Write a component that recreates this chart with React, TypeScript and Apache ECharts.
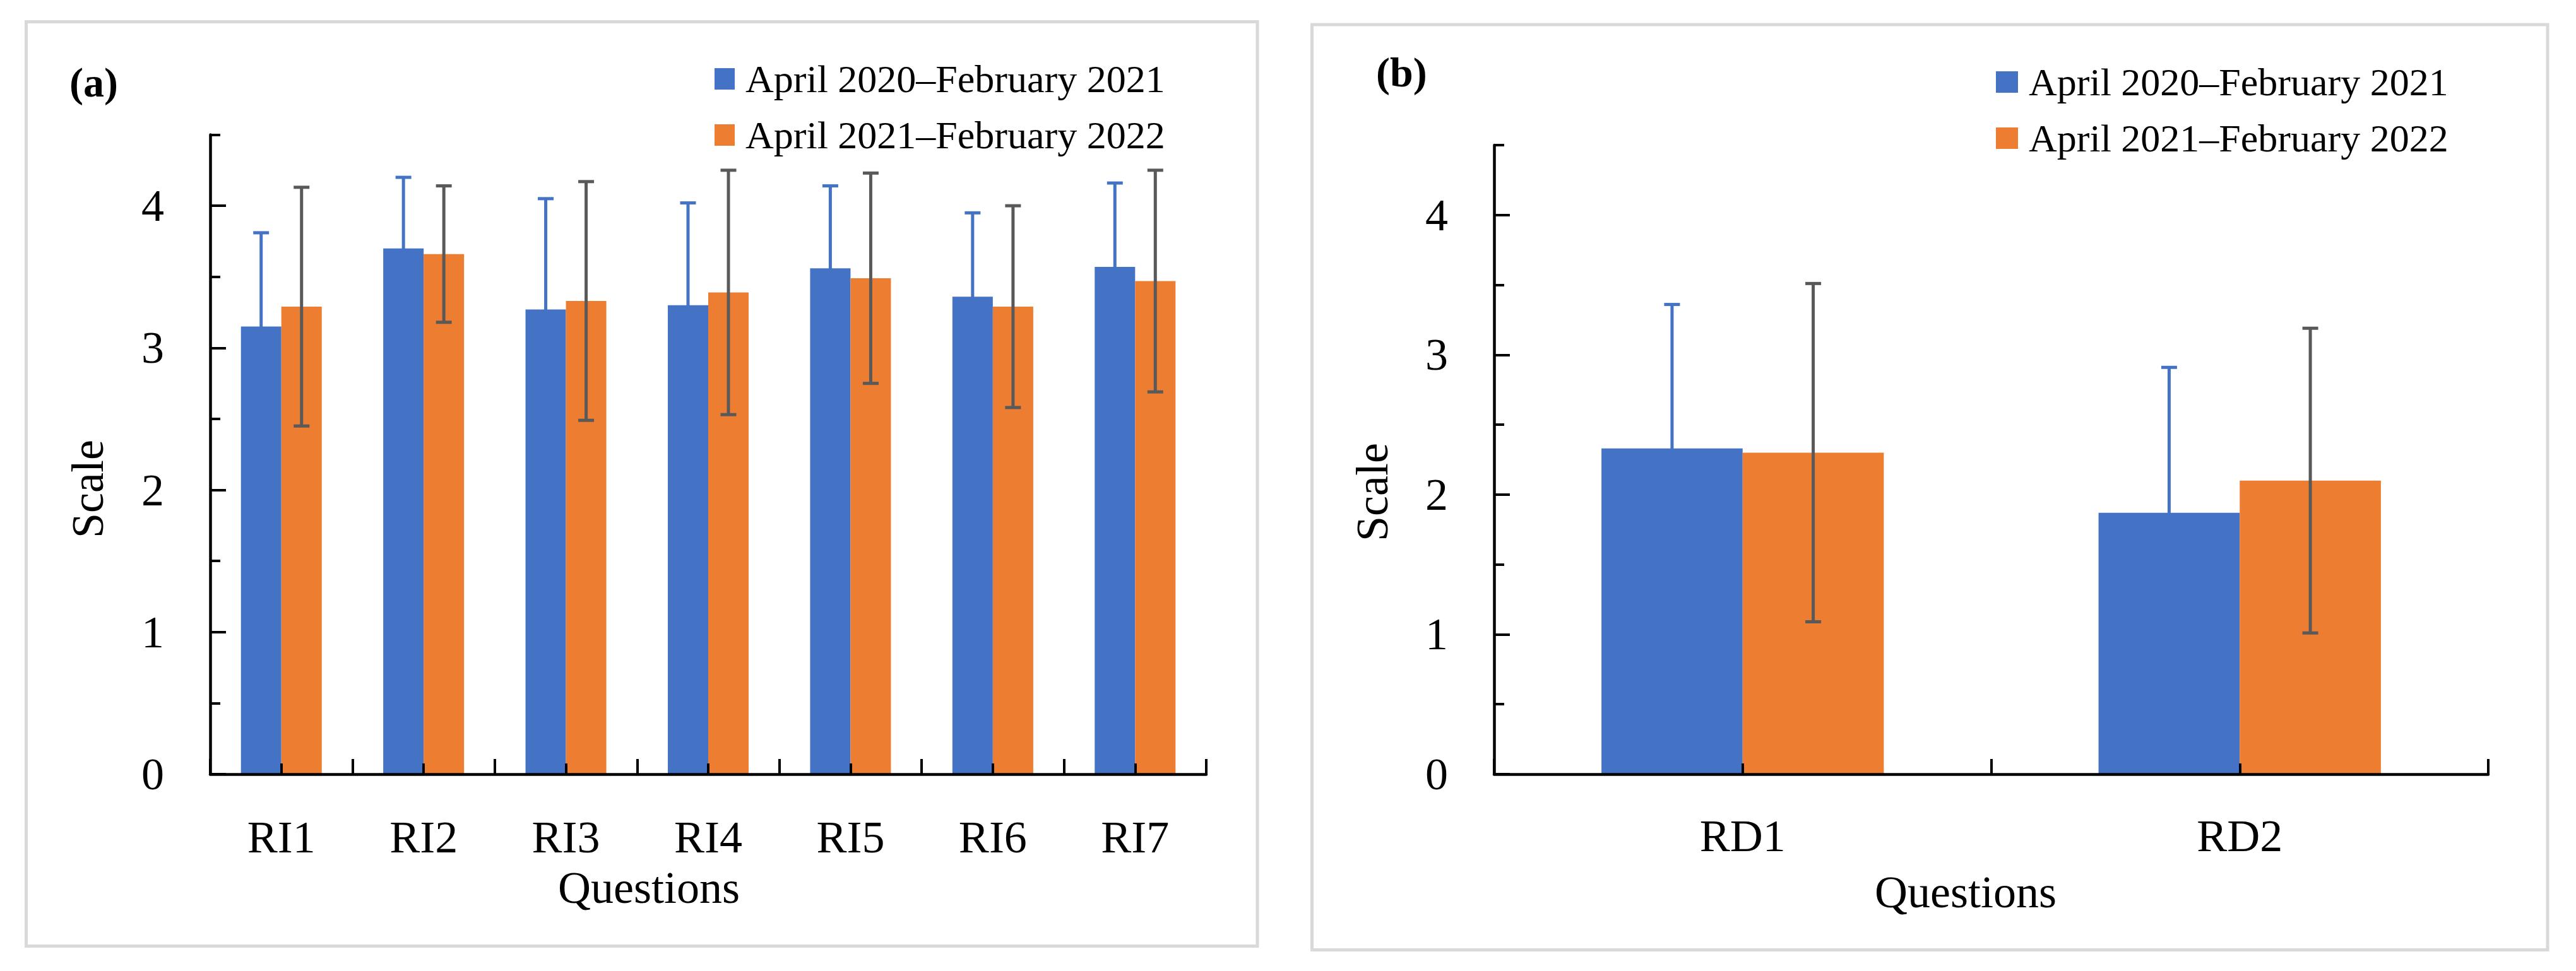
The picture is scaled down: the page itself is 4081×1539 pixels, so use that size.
import React, { useEffect, useRef } from "react";
import * as echarts from "echarts";

const FONT = '"Liberation Serif", "Times New Roman", serif';

const seriesNames = ["April 2020–February 2021", "April 2021–February 2022"];

// Panel (a)
const catsA = ["RI1", "RI2", "RI3", "RI4", "RI5", "RI6", "RI7"];
const aBlue = [3.15, 3.7, 3.27, 3.3, 3.56, 3.36, 3.57];
const aBlueSD = [0.66, 0.5, 0.78, 0.72, 0.58, 0.59, 0.59];
const aOrange = [3.29, 3.66, 3.33, 3.39, 3.49, 3.29, 3.47];
const aOrangeSD = [0.84, 0.48, 0.84, 0.86, 0.74, 0.71, 0.78];

// Panel (b)
const catsB = ["RD1", "RD2"];
const bBlue = [2.33, 1.87];
const bBlueSD = [1.03, 1.04];
const bOrange = [2.3, 2.1];
const bOrangeSD = [1.21, 1.09];

const yMajor = [0, 1, 2, 3, 4];
const yMinor = [0.5, 1.5, 2.5, 3.5, 4.5];

const BLUE = "#4472C4";
const ORANGE = "#ED7D31";
const GRAY = "#595959";

function makeErr(color: string, sign: number) {
  return (params: any, api: any) => {
    const i = api.value(0);
    const m = api.value(1);
    const sd = api.value(2);
    const band = api.size([1, 0])[0];
    const off = sign * band * 0.142;
    const top = api.coord([i, m + sd]);
    const bot = api.coord([i, m - sd]);
    const x = top[0] + off;
    const hw = 12.5;
    const style = { stroke: color, lineWidth: 5 };
    return {
      type: "group",
      children: [
        { type: "line", shape: { x1: x, y1: top[1], x2: x, y2: bot[1] }, style },
        { type: "line", shape: { x1: x - hw, y1: top[1], x2: x + hw, y2: top[1] }, style },
        { type: "line", shape: { x1: x - hw, y1: bot[1], x2: x + hw, y2: bot[1] }, style },
      ],
    };
  };
}

function xAxes(gridIndex: number, cats: string[], margin: number) {
  return [
    {
      type: "category",
      gridIndex,
      position: "bottom",
      z: 6,
      data: cats,
      boundaryGap: true,
      axisLine: { show: true, lineStyle: { color: "#000", width: 4.5 } },
      axisTick: { show: true, inside: true, length: 24, interval: 0, alignWithLabel: false, lineStyle: { color: "#000", width: 4 } },
      axisLabel: { show: true, interval: 0, margin, fontSize: 72, fontFamily: FONT, color: "#000" },
      splitLine: { show: false },
    },
    {
      type: "category",
      gridIndex,
      position: "bottom",
      offset: 0,
      z: 6,
      data: cats,
      boundaryGap: true,
      axisLine: { show: false },
      axisTick: { show: true, inside: true, length: 17, interval: 0, alignWithLabel: true, lineStyle: { color: "#000", width: 4 } },
      axisLabel: { show: false },
      splitLine: { show: false },
    },
  ];
}

function yAxes(gridIndex: number) {
  return [
    {
      type: "value",
      gridIndex,
      position: "left",
      z: 6,
      min: 0,
      max: 4.5,
      interval: 0.5,
      axisLine: { show: true, lineStyle: { color: "#000", width: 4.5 } },
      axisTick: { show: true, inside: true, length: 25, customValues: yMajor, lineStyle: { color: "#000", width: 4 } },
      axisLabel: {
        show: true,
        margin: 73,
        fontSize: 72,
        fontFamily: FONT,
        color: "#000",
        customValues: yMajor,
        formatter: (v: number) => (Number.isInteger(v) ? String(v) : ""),
      },
      splitLine: { show: false },
    },
    {
      type: "value",
      gridIndex,
      position: "left",
      offset: 0,
      z: 6,
      min: 0,
      max: 4.5,
      interval: 0.5,
      axisLine: { show: false },
      axisTick: { show: true, inside: true, length: 16, customValues: yMinor, lineStyle: { color: "#000", width: 4 } },
      axisLabel: { show: false },
      splitLine: { show: false },
    },
  ];
}

function seriesFor(gi: number, cats: string[], blue: number[], blueSD: number[], orange: number[], orangeSD: number[]) {
  const xi = gi * 2;
  const yi = gi * 2;
  return [
    {
      name: seriesNames[0],
      type: "bar",
      xAxisIndex: xi,
      yAxisIndex: yi,
      data: blue,
      barWidth: "28.4%",
      barGap: "0%",
      itemStyle: { color: BLUE },
    },
    {
      name: seriesNames[1],
      type: "bar",
      xAxisIndex: xi,
      yAxisIndex: yi,
      data: orange,
      barWidth: "28.4%",
      barGap: "0%",
      itemStyle: { color: ORANGE },
    },
    {
      name: "errBlue" + gi,
      type: "custom",
      xAxisIndex: xi,
      yAxisIndex: yi,
      z: 5,
      encode: { x: 0, y: 1 },
      data: cats.map((_, i) => [i, blue[i], blueSD[i]]),
      renderItem: makeErr(BLUE, -1),
    },
    {
      name: "errOrange" + gi,
      type: "custom",
      xAxisIndex: xi,
      yAxisIndex: yi,
      z: 5,
      encode: { x: 0, y: 1 },
      data: cats.map((_, i) => [i, orange[i], orangeSD[i]]),
      renderItem: makeErr(GRAY, 1),
    },
  ];
}

function legendAt(left: number, top: number, w: number) {
  return {
    orient: "vertical",
    left,
    top,
    itemWidth: w,
    itemHeight: 34,
    itemGap: 27,
    icon: "rect",
    selectedMode: false,
    data: seriesNames,
    textStyle: { fontSize: 62, fontFamily: FONT, color: "#000", padding: [0, 0, 0, 12] },
  };
}

function txt(text: string, x: number, y: number, size: number, bold = false, rotation = 0, align = "center") {
  return {
    type: "text",
    x,
    y,
    rotation,
    style: {
      text,
      font: `${bold ? "bold " : ""}${size}px ${FONT}`,
      fill: "#000",
      align,
      verticalAlign: "middle",
      textAlign: align,
      textVerticalAlign: "middle",
    },
  };
}

export default function App() {
  const ref = useRef<HTMLDivElement>(null);
  useEffect(() => {
    document.body.style.margin = "0";
    if (!ref.current) return;
    const chart = echarts.init(ref.current, null, { renderer: "svg" });
    const option: any = {
      animation: false,
      backgroundColor: "#fff",
      grid: [
        { left: 333, top: 213.5, width: 1578, height: 1013.5, outerBoundsMode: "none", containLabel: false },
        { left: 2367, top: 230, width: 1575, height: 997, outerBoundsMode: "none", containLabel: false },
      ],
      xAxis: [...xAxes(0, catsA, 64), ...xAxes(1, catsB, 62)],
      yAxis: [...yAxes(0), ...yAxes(1)],
      legend: [legendAt(1127, 89, 32), legendAt(3157, 94, 35)],
      series: [
        ...seriesFor(0, catsA, aBlue, aBlueSD, aOrange, aOrangeSD),
        ...seriesFor(1, catsB, bBlue, bBlueSD, bOrange, bOrangeSD),
      ],
      graphic: [
        { type: "rect", shape: { x: 41.5, y: 34.5, width: 1950.5, height: 1465 }, style: { fill: "none", stroke: "#d9d9d9", lineWidth: 5 } },
        { type: "rect", shape: { x: 2078.5, y: 39, width: 1957.5, height: 1466.5 }, style: { fill: "none", stroke: "#d9d9d9", lineWidth: 5 } },
        txt("(a)", 110, 130, 66, true, 0, "left"),
        txt("(b)", 2180, 114, 66, true, 0, "left"),
        txt("Questions", 1028, 1407, 72),
        txt("Questions", 3114, 1414, 72),
        txt("Scale", 139, 775, 72, false, Math.PI / 2),
        txt("Scale", 2174, 780, 72, false, Math.PI / 2),
      ],
    };
    chart.setOption(option);
    return () => chart.dispose();
  }, []);
  return <div ref={ref} style={{ width: 4081, height: 1539 }} />;
}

**Set exercise:** The lines to transcribe begin at the line with "The picture is" and end at the line with "const aOrangeSD = [0.84, 0.48, 0.84, 0.86, 0.74, 0.71, 0.78];"; copy them exactly, both ends included.

**Complete response:**
The picture is scaled down: the page itself is 4081×1539 pixels, so use that size.
import React, { useEffect, useRef } from "react";
import * as echarts from "echarts";

const FONT = '"Liberation Serif", "Times New Roman", serif';

const seriesNames = ["April 2020–February 2021", "April 2021–February 2022"];

// Panel (a)
const catsA = ["RI1", "RI2", "RI3", "RI4", "RI5", "RI6", "RI7"];
const aBlue = [3.15, 3.7, 3.27, 3.3, 3.56, 3.36, 3.57];
const aBlueSD = [0.66, 0.5, 0.78, 0.72, 0.58, 0.59, 0.59];
const aOrange = [3.29, 3.66, 3.33, 3.39, 3.49, 3.29, 3.47];
const aOrangeSD = [0.84, 0.48, 0.84, 0.86, 0.74, 0.71, 0.78];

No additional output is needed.